:: DATASET SECTION

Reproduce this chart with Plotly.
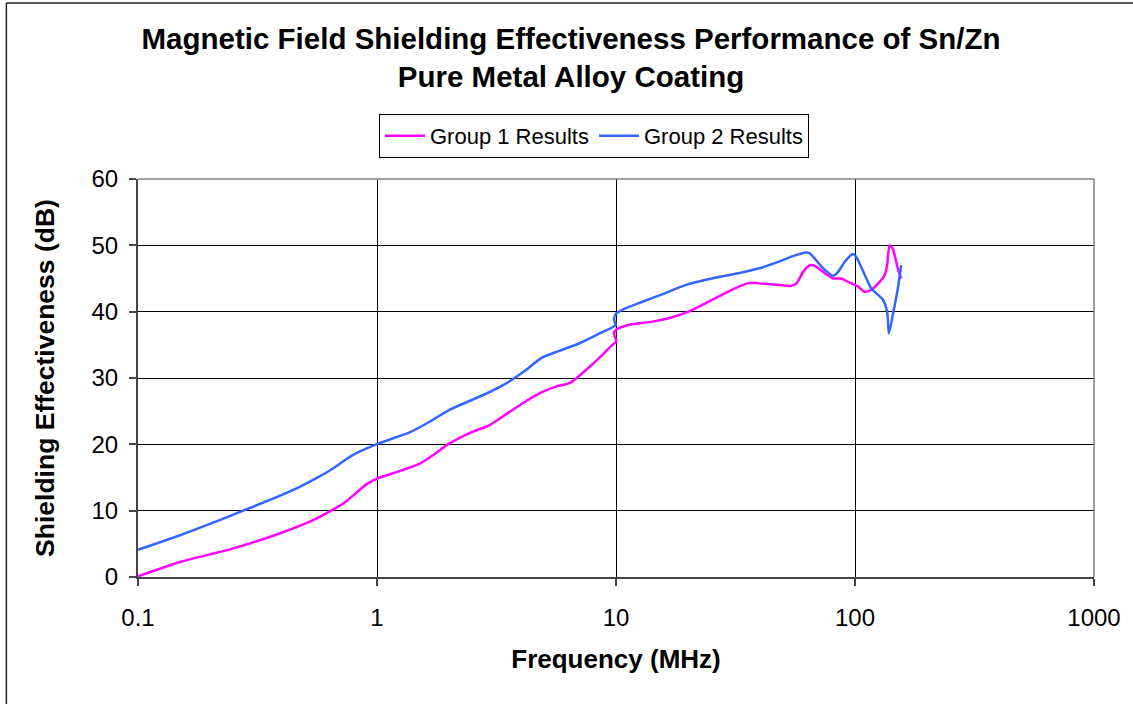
import plotly.graph_objects as go

# ---- data ----
freq_g1 = [0.1, 0.151, 0.244, 0.394, 0.543, 0.724, 0.906, 1.01, 1.25, 1.51, 1.72, 1.98,
           2.44, 2.96, 3.36, 4.07, 4.85, 5.6, 6.46, 7.48, 8.77, 9.66, 10.03, 9.81, 10.03,
           11.3, 14.2, 16.6, 20.1, 24.4, 30.5, 35.8, 39.4, 54.3, 57, 60.7, 64.7, 67.9,
           74.8, 81, 87.7, 93.5, 102.9, 109.6, 116.9, 126.7, 133.0, 136.3, 139.5, 143.9,
           151.1, 156.0]
se_g1 = [0.1, 2.3, 4.2, 6.6, 8.6, 11.1, 14.0, 14.9, 16.0, 17.1, 18.4, 20.0,
         21.7, 22.9, 24.2, 26.2, 27.8, 28.7, 29.3, 31.2, 33.5, 35.0, 35.5, 36.7, 37.3,
         38.0, 38.5, 39.0, 40.0, 41.5, 43.3, 44.3, 44.3, 43.9, 44.3, 46.0, 47.0, 46.9,
         45.8, 45.0, 45.0, 44.5, 43.8, 43.0, 43.3, 44.5, 45.5, 47.0, 50.0, 49.5,
         46.5, 45.0]

freq_g2 = [0.1, 0.15, 0.2, 0.269, 0.35, 0.463, 0.55, 0.637, 0.794, 1.01, 1.37, 1.66,
           2.01, 2.77, 3.47, 4.2, 4.86, 5.79, 7.0, 8.5, 9.97, 9.81, 10.0, 10.96, 12.9,
           16.1, 19.5, 25.1, 32.5, 39.4, 47.7, 54.3, 61.7, 64.7, 72.4, 81, 85, 90.5,
           97.8, 101, 110, 116.9, 120.8, 130.8, 136.3, 138.6, 143.9, 151.1, 156.0]
se_g2 = [4.1, 6.3, 8.0, 9.85, 11.5, 13.4, 14.8, 16.1, 18.4, 20.1, 21.8, 23.4,
         25.2, 27.4, 29.2, 31.2, 33.0, 34.1, 35.2, 36.7, 38.0, 38.8, 39.7, 40.5, 41.5,
         42.8, 44.0, 45.0, 45.8, 46.5, 47.5, 48.3, 48.9, 48.8, 46.8, 45.4, 46.0, 47.5,
         48.7, 48.3, 45.5, 43.5, 43.0, 41.8, 40.0, 36.7, 39.5, 43.5, 47.0]

x_tickvals = [0.1, 1, 10, 100, 1000]
x_ticktext = ["0.1", "1", "10", "100", "1000"]
y_tickvals = [0, 10, 20, 30, 40, 50, 60]

FONT = "Liberation Sans, Arial, sans-serif"

fig = go.Figure()
fig.add_trace(go.Scatter(x=freq_g1, y=se_g1, mode="lines", name="Group 1 Results",
                         line=dict(color="#FF00FF", width=2.5, shape="spline", smoothing=0.6)))
fig.add_trace(go.Scatter(x=freq_g2, y=se_g2, mode="lines", name="Group 2 Results",
                         line=dict(color="#3366FF", width=2.5, shape="spline", smoothing=0.6)))

fig.update_layout(
    width=1133, height=704,
    margin=dict(l=138, r=29, t=179, b=127),
    paper_bgcolor="white", plot_bgcolor="white",
    font=dict(family=FONT, color="black"),
    title=dict(text="<b>Magnetic Field Shielding Effectiveness Performance of Sn/Zn<br>Pure Metal Alloy Coating</b>",
               x=0.504, xanchor="center", y=0.931, yanchor="top",
               font=dict(size=29.5, family=FONT)),
    legend=dict(orientation="h", x=0.477, xanchor="center", y=1.1635, yanchor="top",
                bordercolor="black", borderwidth=1, bgcolor="white",
                font=dict(size=22, family=FONT), itemwidth=40,
                tracegroupgap=0),
    showlegend=True,
)

fig.update_xaxes(type="log", range=[-1, 3], tickvals=x_tickvals, ticktext=x_ticktext,
                 showgrid=True, gridcolor="black", gridwidth=1,
                 showline=True, linecolor="#444444", linewidth=2,
                 ticks="outside", ticklen=7, tickcolor="#444444", tickwidth=1.5,
                 tickfont=dict(size=24, family=FONT), ticklabelstandoff=11,
                 title=dict(text="<b>Frequency (MHz)</b>", font=dict(size=26, family=FONT), standoff=20))
fig.update_yaxes(range=[0, 60], tickvals=y_tickvals,
                 showgrid=True, gridcolor="black", gridwidth=1, zeroline=False,
                 showline=True, linecolor="#444444", linewidth=2,
                 ticks="outside", ticklen=7, tickcolor="#444444", tickwidth=1.5,
                 tickfont=dict(size=24, family=FONT), ticklabelstandoff=6,
                 title=dict(text="<b>Shielding Effectiveness (dB)</b>", font=dict(size=26.5, family=FONT), standoff=29))

# grey border on top and right of plot area
fig.add_shape(type="line", xref="paper", yref="paper", x0=0, x1=1, y0=1, y1=1,
              line=dict(color="#808080", width=1.5), layer="above")
fig.add_shape(type="line", xref="paper", yref="paper", x0=1, x1=1, y0=0, y1=1,
              line=dict(color="#808080", width=1.5), layer="above")
# outer chart frame (left and top edges visible)
fig.add_shape(type="line", xref="paper", yref="paper", x0=(5 - 138) / 966, x1=2,
              y0=(577 - 3) / 398, y1=(577 - 3) / 398, line=dict(color="#222222", width=1.5))
fig.add_shape(type="line", xref="paper", yref="paper", x0=(5 - 138) / 966, x1=(5 - 138) / 966,
              y0=-2, y1=(577 - 3) / 398, line=dict(color="#222222", width=1.5))

fig.write_html("out.html")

::::

(TASK TO COMPLETE)
Restate only the lines running from the start of the material above through the line containing "import plotly.graph_objects as go", ends included. No pictures.

(ANSWER IN FULL)
Reproduce this chart with Plotly.
import plotly.graph_objects as go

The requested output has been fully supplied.